Gestern aber brach ein kühl gestimmter «FAZ»-Redaktor der europhilen Euphorie die Spitze. «Die Europäische Union ist kein geeigneter Gegenstand für kulturelle Sinnprojektionen», beschied Jürgen Kaube den Identitätsenthusiasten. Da liegt das Problem. Habermas möchte beides: der EU, deren Realität sich doch bis heute fast nur in ihrer monetären Einheit und als Verwaltungsmacht beweist, «eine gewisse staatliche Qualität» verschaffen, zugleich aber diesen höchst nüchternen staatlichen Rahmen emotional unterfüttern. So fragt sein Text nach historischen «Erfahrungen, Traditionen und Errungenschaften, die für europäische Bürger das Bewusstsein eines gemeinsam erlittenen und gemeinsam zu gestaltenden politischen Schicksals stiften». Und so unterscheidet Habermas den aus Individualismus, Rationalismus und Aktivismus gebildeten «geistigen Habitus», der für den ganzen «Westen» gelte, von einer durch spezielle Eigentümlichkeiten markierten europäischen Mentalität. Die Differenz zu den USA etwa in der Frage der Todesstrafe nennt er als Beispiel, auch die divergierenden Auffassungen über das freie oder aber staatlich moderierte Spiel der Marktkräfte. Europa sei skeptischer gegenüber den Versprechungen des Fortschritts, denke sozialer, fühle empathischer mit den Schwachen und sei durch den Holocaust besonders sensibilisiert.
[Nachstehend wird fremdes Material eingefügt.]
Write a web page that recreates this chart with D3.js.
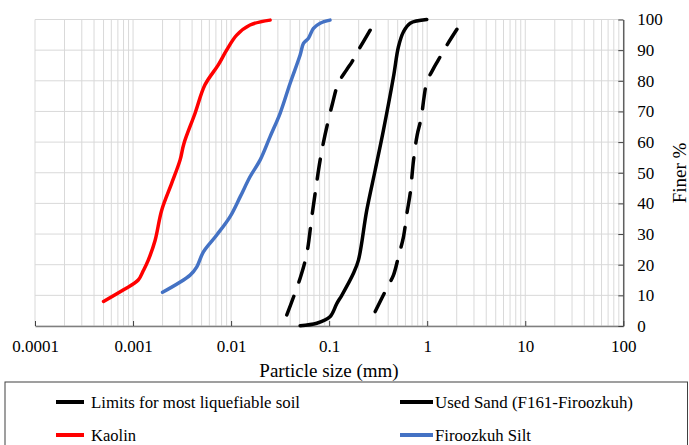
<!DOCTYPE html>
<html>
<head>
<meta charset="utf-8">
<script src="https://cdn.jsdelivr.net/npm/d3@7/dist/d3.min.js"></script>
<style>
  html, body { margin: 0; padding: 0; background: #fff; }
  svg { display: block; }
  svg text { font-family: 'Liberation Serif', 'Times New Roman', 'DejaVu Serif', serif; }
</style>
</head>
<body>
<div id="chart"></div>
<script>
// ── Data (particle size in mm, percent finer) ───────────────────────────────────
var xTicks = [0.0001, 0.001, 0.01, 0.1, 1, 10, 100];
var xTickLabels = ['0.0001', '0.001', '0.01', '0.1', '1', '10', '100'];
var yTicks = [0, 10, 20, 30, 40, 50, 60, 70, 80, 90, 100];

var limitLowSize  = [0.037, 0.0506, 0.0592, 0.0666, 0.072, 0.081, 0.091, 0.108, 0.124, 0.15, 0.171, 0.199, 0.262];
var limitLowFiner = [3.6, 15.6, 23.7, 35.7, 43.3, 54.2, 62.5, 72.5, 79.2, 83.5, 86.2, 90, 96.5];

var limitHighSize  = [0.295, 0.387, 0.453, 0.509, 0.573, 0.621, 0.671, 0.726, 0.79, 0.87, 0.93, 0.993, 1.15, 1.3, 1.53, 2.01];
var limitHighFiner = [4.7, 12.3, 16.6, 22.6, 29.1, 36.8, 43.3, 54.2, 62.3, 68, 74.8, 79.7, 83.8, 86.8, 90.8, 96.8];

var sandSize  = [0.0506, 0.0748, 0.102, 0.12, 0.135, 0.177, 0.199, 0.242, 0.295, 0.358, 0.453, 0.509, 0.573, 0.671, 0.99];
var sandFiner = [0.1, 0.9, 3, 7.4, 10.1, 17.2, 21.5, 37.8, 50.9, 63.9, 81.3, 91.1, 96, 98.8, 100];

var kaolinSize  = [0.0005, 0.0008, 0.00113, 0.00127, 0.00143, 0.00168, 0.00196, 0.00248, 0.00302, 0.0033, 0.0043, 0.0054, 0.0074, 0.009, 0.0114, 0.0156, 0.025];
var kaolinFiner = [8, 11.8, 15, 18, 21.5, 28, 37.8, 46.6, 54.2, 59.5, 69.5, 78.6, 85.2, 90, 94.9, 98.2, 99.8];

var siltSize  = [0.002, 0.00382, 0.00447, 0.00522, 0.00714, 0.00977, 0.0124, 0.0156, 0.0198, 0.025, 0.0316, 0.04, 0.0506, 0.0547, 0.0615, 0.0692, 0.0809, 0.102];
var siltFiner = [11, 16.6, 19.3, 24.2, 29.7, 35.7, 42.2, 48.7, 54.2, 61.8, 69.4, 79.2, 88.4, 92.2, 93.9, 97.1, 98.8, 99.8];

var series = [
    { label: 'Limits for most liquefiable soil', size: limitLowSize,  finer: limitLowFiner,  color: '#000000', dash: true },
    { label: null,                               size: limitHighSize, finer: limitHighFiner, color: '#000000', dash: true },
    { label: 'Used Sand (F161-Firoozkuh)',       size: sandSize,      finer: sandFiner,      color: '#000000' },
    { label: 'Kaolin',                           size: kaolinSize,    finer: kaolinFiner,    color: '#ff0000' },
    { label: 'Firoozkuh Silt',                   size: siltSize,      finer: siltFiner,      color: '#4472c4' }
];

// ── Layout ─────────────────────────────────────────────────────────────────────
var width = 689, height = 445;
var plot = { left: 35, right: 623.3, top: 19.5, bottom: 326 };
var serif = "'Liberation Serif', 'Times New Roman', 'DejaVu Serif', serif";

var svg = d3.select('#chart').append('svg')
    .attr('width', width).attr('height', height)
    .attr('font-family', serif);

var x = d3.scaleLog().domain([0.0001, 100]).range([plot.left, plot.right]);
var y = d3.scaleLinear().domain([0, 100]).range([plot.bottom, plot.top]);

// minor + major vertical gridlines (1..9 of each decade)
var gridX = [];
xTicks.slice(0, -1).forEach(function (d) {
    for (var k = 1; k <= 9; k++) gridX.push(d * k);
});
gridX.push(100);

var grid = svg.append('g').attr('stroke', '#d9d9d9').attr('stroke-width', 1);
grid.selectAll('line.vx').data(gridX).enter().append('line')
    .attr('x1', function (d) { return x(d); }).attr('x2', function (d) { return x(d); })
    .attr('y1', plot.top).attr('y2', plot.bottom);
grid.selectAll('line.hy').data(yTicks).enter().append('line')
    .attr('x1', plot.left).attr('x2', plot.right)
    .attr('y1', function (d) { return y(d); }).attr('y2', function (d) { return y(d); });

// bottom axis (ticks point inward)
var xAxis = svg.append('g')
    .attr('transform', 'translate(0,' + plot.bottom + ')')
    .call(d3.axisBottom(x).tickValues(xTicks).tickSizeInner(-5).tickSizeOuter(0)
        .tickFormat(function (d, i) { return xTickLabels[i]; }));
xAxis.attr('font-family', serif).attr('font-size', 17);
xAxis.select('.domain').attr('stroke', '#7f7f7f').attr('stroke-width', 1.5);
xAxis.selectAll('.tick line').attr('stroke', '#404040');
xAxis.selectAll('.tick text')
    .attr('y', 0).attr('dy', '25.5px')
    .attr('fill', '#000');

// right axis (ticks point inward)
var yAxis = svg.append('g')
    .attr('transform', 'translate(' + plot.right + ',0)')
    .call(d3.axisRight(y).tickValues(yTicks).tickSizeInner(-5).tickSizeOuter(0));
yAxis.attr('font-family', serif).attr('font-size', 17);
yAxis.select('.domain').attr('stroke', '#404040').attr('stroke-width', 1.2);
yAxis.selectAll('.tick line').attr('stroke', '#404040');
yAxis.selectAll('.tick text')
    .attr('x', 14).attr('text-anchor', 'start')
    .attr('fill', '#000');

// axis titles
svg.append('text')
    .attr('x', 329).attr('y', 377)
    .attr('text-anchor', 'middle')
    .attr('font-size', 19)
    .text('Particle size (mm)');
svg.append('text')
    .attr('transform', 'translate(686,173) rotate(-90)')
    .attr('text-anchor', 'middle')
    .attr('font-size', 19)
    .text('Finer %');

// ── Curves ─────────────────────────────────────────────────────────────────────
var lineGen = d3.line()
    .x(function (d) { return x(d[0]); })
    .y(function (d) { return y(d[1]); })
    .curve(d3.curveCatmullRom.alpha(0.5));

series.forEach(function (sr) {
    var pts = sr.size.map(function (s, i) { return [s, sr.finer[i]]; });
    svg.append('path')
        .datum(pts)
        .attr('fill', 'none')
        .attr('stroke', sr.color)
        .attr('stroke-width', 3.5)
        .attr('stroke-linecap', 'round')
        .attr('stroke-linejoin', 'round')
        .attr('stroke-dasharray', sr.dash ? '20 15' : null)
        .attr('d', lineGen);
});

// ── Legend ─────────────────────────────────────────────────────────────────────
svg.append('rect')
    .attr('x', 5).attr('y', 382)
    .attr('width', 682.5).attr('height', 80)
    .attr('fill', '#fff').attr('stroke', '#404040').attr('stroke-width', 1);

var legendItems = [
    { s: series[0], x: 56,  sw: 28, tx: 91,  ty: 402, tl: 209 },
    { s: series[2], x: 400, sw: 33, tx: 435, ty: 402, tl: 198 },
    { s: series[3], x: 56,  sw: 28, tx: 91,  ty: 435, tl: 45 },
    { s: series[4], x: 400, sw: 33, tx: 435, ty: 435, tl: 96 }
];
legendItems.forEach(function (it) {
    svg.append('line')
        .attr('x1', it.x).attr('x2', it.x + it.sw)
        .attr('y1', it.ty).attr('y2', it.ty)
        .attr('stroke', it.s.color).attr('stroke-width', 4);
    svg.append('text')
        .attr('x', it.tx).attr('y', it.ty + 5.5)
        .attr('textLength', it.tl).attr('lengthAdjust', 'spacingAndGlyphs')
        .attr('font-size', 16)
        .text(it.s.label);
});
</script>
</body>
</html>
Es ist nicht falsch, was Habermas aufzählt, und man kann ihm dankbar dafür sein, dass er die «europäische Identität» nicht bloss als leere hochtrabende Formel postuliert, sondern inhaltlich zu bestimmen sucht. Wer würde bestreiten wollen, dass es so etwas wie «europäisch sein» tatsächlich gibt, und sei die entsprechende Empfindung noch so vage? Und doch fällt einem zu jeder von Habermas als typisch europäisch verbuchten Eigenschaft eine Relativierung ein: sei es, dass nicht alle Europäer die jeweilige Mentalität teilen, sei es, dass man sie auch bei Amerikanern verbreitet findet. Kollektive Identitäten enthalten ihre Elemente nie rein, sie sind Mischungen, und wer sie entmischen und zu reiner Substanz destillieren möchte, produziert Phantasmen. Wie hatte Adolf Muschg am Samstag gewarnt? Jede Identität, die Europa «für sich allein reserviert», verfalle zwangsläufig verblendeter Anmassung. «Europa darf sich mit dem Tatbeweis seiner zivilen Existenz begnügen: auch das ein historisches Novum erster Güte.» Da ist der Schweizer Schriftsteller bescheidener als der deutsche Philosoph. Bekennende Europäer sind sie beide.